4.2 Matching Multiple Patterns

You can use REGEXP to match multiple patterns. For instance, if we want to find email addresses that end with either "gmail.com" or "yahoo.com":

Example:
SELECT email
FROM users
WHERE email REGEXP 'gmail.com|yahoo.com';

This query will return email addresses that either end in 'gmail.com' or 'yahoo.com'.

4.3 Extracting Data with a Regular Expression

Another common use of REGEXP is extracting data that matches a pattern. For example, if we have a phone_numbers table, and we want to find all phone numbers that match a specific pattern (e.g., phone numbers with a 3-digit area code):

Example:
SELECT phone_number
FROM phone_numbers
WHERE phone_number REGEXP '^[0-9]{3}-[0-9]{3}-[0-9]{4}$';

This query searches for phone numbers that match the pattern of ###-###-#### (e.g., 123-456-7890).

4.4 Case-Insensitive Matching

In many SQL implementations, REGEXP is case-sensitive. To make it case-insensitive, you can use the REGEXP BINARY modifier or convert both the column value and the pattern to the same case.

Example:
SELECT name
FROM employees
WHERE name REGEXP BINARY '^j';

This query will match names starting with 'j', but only in lowercase, because of the BINARY keyword.


5. Using REGEXP in SQL to Validate Data

One of the most common use cases for regular expressions is validating user input.

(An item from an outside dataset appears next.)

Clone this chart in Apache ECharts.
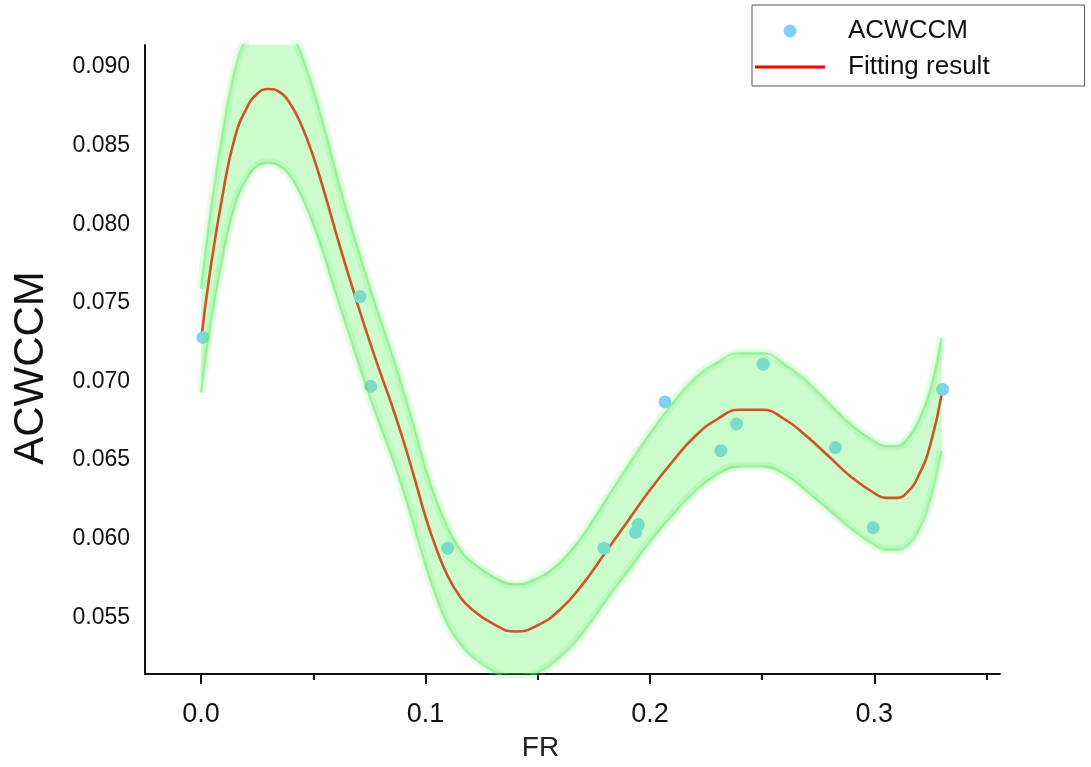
<!DOCTYPE html>
<html>
<head>
<meta charset="utf-8">
<script src="https://cdn.jsdelivr.net/npm/echarts@6/dist/echarts.min.js"></script>
<style>html,body{margin:0;padding:0;background:#fff;overflow:hidden}#c{width:1091px;height:767px}</style>
</head>
<body>
<div id="c"></div>
<script>
// Measured points (FR, ACWCCM)
var pointFR = [0.0008, 0.0708, 0.0756, 0.1099, 0.1795, 0.1936, 0.1948, 0.2067, 0.2316, 0.2386, 0.2505, 0.2827, 0.2995, 0.3304];
var pointACWCCM = [0.0728, 0.0754, 0.0697, 0.0594, 0.0594, 0.0604, 0.0609, 0.0687, 0.0656, 0.0673, 0.0711, 0.0658, 0.0607, 0.0695];

// Fitted curve and its band, read at these FR positions
var gridFR = [0, 0.004, 0.01, 0.015, 0.02, 0.025, 0.03, 0.035, 0.04, 0.045, 0.05, 0.055, 0.06, 0.065, 0.07, 0.075, 0.08, 0.085, 0.09, 0.095, 0.1, 0.105, 0.11, 0.115, 0.12, 0.13, 0.14, 0.15, 0.16, 0.17, 0.18, 0.19, 0.2, 0.21, 0.22, 0.23, 0.24, 0.25, 0.26, 0.27, 0.28, 0.29, 0.3, 0.305, 0.31, 0.315, 0.32, 0.325, 0.33];
var fitValues = [0.0726, 0.0770, 0.0822, 0.0855, 0.0873, 0.0883, 0.0886, 0.0884, 0.0876, 0.0862, 0.0843, 0.0820, 0.0795, 0.0771, 0.0748, 0.0726, 0.0705, 0.0685, 0.0663, 0.0639, 0.0614, 0.0593, 0.0576, 0.0564, 0.0556, 0.0546, 0.0541, 0.0545, 0.0555, 0.0571, 0.0591, 0.0611, 0.0631, 0.0649, 0.0665, 0.0676, 0.0682, 0.0682, 0.0676, 0.0665, 0.0652, 0.0639, 0.0629, 0.0626, 0.0626, 0.0630, 0.0641, 0.0660, 0.0692];
var bandLower = [0.0693, 0.0734, 0.0782, 0.0812, 0.0828, 0.0837, 0.0839, 0.0837, 0.0830, 0.0817, 0.0800, 0.0779, 0.0756, 0.0734, 0.0712, 0.0691, 0.0671, 0.0652, 0.0631, 0.0607, 0.0583, 0.0562, 0.0545, 0.0534, 0.0526, 0.0516, 0.0511, 0.0515, 0.0525, 0.0540, 0.0560, 0.0579, 0.0598, 0.0615, 0.0630, 0.0641, 0.0646, 0.0646, 0.0641, 0.0630, 0.0618, 0.0606, 0.0596, 0.0593, 0.0593, 0.0596, 0.0606, 0.0625, 0.0656];
var bandUpper = [0.0759, 0.0806, 0.0862, 0.0898, 0.0918, 0.0929, 0.0933, 0.0931, 0.0922, 0.0907, 0.0886, 0.0861, 0.0834, 0.0808, 0.0784, 0.0761, 0.0739, 0.0718, 0.0695, 0.0671, 0.0645, 0.0624, 0.0607, 0.0594, 0.0586, 0.0576, 0.0571, 0.0575, 0.0585, 0.0602, 0.0624, 0.0646, 0.0667, 0.0686, 0.0702, 0.0712, 0.0718, 0.0718, 0.0711, 0.0700, 0.0686, 0.0672, 0.0662, 0.0659, 0.0659, 0.0664, 0.0676, 0.0695, 0.0728];

// Tick labels
var xMajorTicks = [0, 0.1, 0.2, 0.3];
var xMinorTicks = [0.05, 0.15, 0.25, 0.35];
var yTicks = [0.055, 0.060, 0.065, 0.070, 0.075, 0.080, 0.085, 0.090];

function pairs(xs, ys) { return xs.map(function (x, i) { return [x, ys[i]]; }); }

var H = window.innerHeight || 767;
var W = window.innerWidth || 1091;
var el = document.getElementById('c');
el.style.height = H + 'px';
el.style.width = W + 'px';
var chart = echarts.init(el, null, { renderer: 'canvas', width: W, height: H });
var FONT = '"Liberation Sans", Arial, sans-serif';
var xMin = -0.025, xMax = 0.356;
var axisY = 678;

var option = {
  animation: false,
  backgroundColor: '#ffffff',
  grid: { left: 145, right: W - 1000, top: 45, bottom: H - axisY, containLabel: false },
  legend: {
    left: 752, top: 5,
    orient: 'vertical',
    data: [
      { name: 'ACWCCM', icon: 'circle' },
      { name: 'Fitting result', icon: 'path://M0,0 L70,0 L70,3 L0,3 Z' }
    ],
    itemWidth: 70, itemHeight: 13, itemGap: 10,
    padding: [13, 95, 6, 3],
    borderColor: '#555', borderWidth: 1,
    textStyle: { fontFamily: FONT, fontSize: 26, color: '#111', padding: [0, 0, 0, 18] }
  },
  xAxis: [{
    type: 'value', min: xMin, max: xMax,
    name: 'FR', nameLocation: 'middle', nameGap: 60,
    nameTextStyle: { fontFamily: FONT, fontSize: 28, color: '#222', padding: [0, 64, 0, 0] },
    axisLine: { show: true, onZero: false, lineStyle: { color: '#111', width: 2 } },
    axisTick: { show: true, length: 10, lineStyle: { color: '#111', width: 2 }, customValues: xMajorTicks },
    axisLabel: { fontFamily: FONT, fontSize: 27, color: '#111', margin: 27, customValues: xMajorTicks,
      formatter: function (v) { return v.toFixed(1); } },
    splitLine: { show: false }
  }, {
    type: 'value', min: xMin, max: xMax, position: 'bottom',
    axisLine: { show: false },
    axisTick: { show: true, length: 6, lineStyle: { color: '#111', width: 2 }, customValues: xMinorTicks },
    axisLabel: { show: false },
    splitLine: { show: false }
  }],
  yAxis: {
    type: 'value', min: 0.0514, max: 0.0914,
    name: 'ACWCCM', nameLocation: 'middle', nameGap: 93, nameRotate: 90,
    nameTextStyle: { fontFamily: FONT, fontSize: 42, color: '#111', padding: [0, 17, 0, 0] },
    axisLine: { show: true, onZero: false, lineStyle: { color: '#111', width: 2 } },
    axisTick: { show: false },
    axisLabel: { fontFamily: FONT, fontSize: 23, color: '#111', margin: 15, customValues: yTicks,
      formatter: function (v) { return v.toFixed(3); } },
    splitLine: { show: false }
  },
  series: [
    {
      name: 'ACWCCM', type: 'scatter', z: 2,
      data: pairs(pointFR, pointACWCCM),
      symbol: 'circle', symbolSize: 13,
      itemStyle: { color: '#7fd0fb', opacity: 1 }
    },
    {
      name: 'Fitting result', type: 'line', z: 2,
      data: pairs(gridFR, fitValues),
      smooth: 0.5, symbol: 'none',
      lineStyle: { color: '#ff0000', width: 2.6 },
      itemStyle: { color: '#ff0000' }
    },
    {
      name: 'band', type: 'custom', z: 3, silent: true, clip: true,
      data: pairs(gridFR, bandLower),
      renderItem: function (params, api) {
        if (params.dataIndex !== 0) return null;
        var pts = [];
        for (var i = 0; i < gridFR.length; i++) pts.push(api.coord([gridFR[i], bandUpper[i]]));
        for (var j = gridFR.length - 1; j >= 0; j--) pts.push(api.coord([gridFR[j], bandLower[j]]));
        return {
          type: 'polygon',
          shape: { points: pts },
          style: { fill: 'rgba(108,244,108,0.35)', stroke: null }
        };
      }
    },
    {
      name: 'upperGlow', type: 'line', z: 4, silent: true,
      data: pairs(gridFR, bandUpper), smooth: 0.5, symbol: 'none',
      lineStyle: { color: 'rgba(110,240,110,0.18)', width: 9 }
    },
    {
      name: 'lowerGlow', type: 'line', z: 4, silent: true,
      data: pairs(gridFR, bandLower), smooth: 0.5, symbol: 'none',
      lineStyle: { color: 'rgba(110,240,110,0.18)', width: 9 }
    },
    {
      name: 'upperEdge', type: 'line', z: 4, silent: true,
      data: pairs(gridFR, bandUpper), smooth: 0.5, symbol: 'none',
      lineStyle: { color: 'rgba(90,232,90,0.45)', width: 2.5 }
    },
    {
      name: 'lowerEdge', type: 'line', z: 4, silent: true,
      data: pairs(gridFR, bandLower), smooth: 0.5, symbol: 'none',
      lineStyle: { color: 'rgba(90,232,90,0.45)', width: 2.5 }
    }
  ]
};
chart.setOption(option);
</script>
</body>
</html>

For example, to check if a string is a valid email address, you can use REGEXP to define a regular expression pattern that matches the general structure of an email.

Example:
SELECT email
FROM users
WHERE email REGEXP '^[A-Za-z0-9._%+-]+@[A-Za-z0-9.-]+\.[A-Za-z]{2,}$';

This query checks for valid email formats by matching a typical email pattern.


6. Limitations of REGEXP in SQL

While REGEXP is powerful, it is important to note that it might not be supported in every SQL database system (e.g., older versions of MySQL or SQLite might not support all regex features). Furthermore, complex regular expressions can sometimes lead to performance issues, especially when querying large datasets. Always optimize queries and use indexes where possible.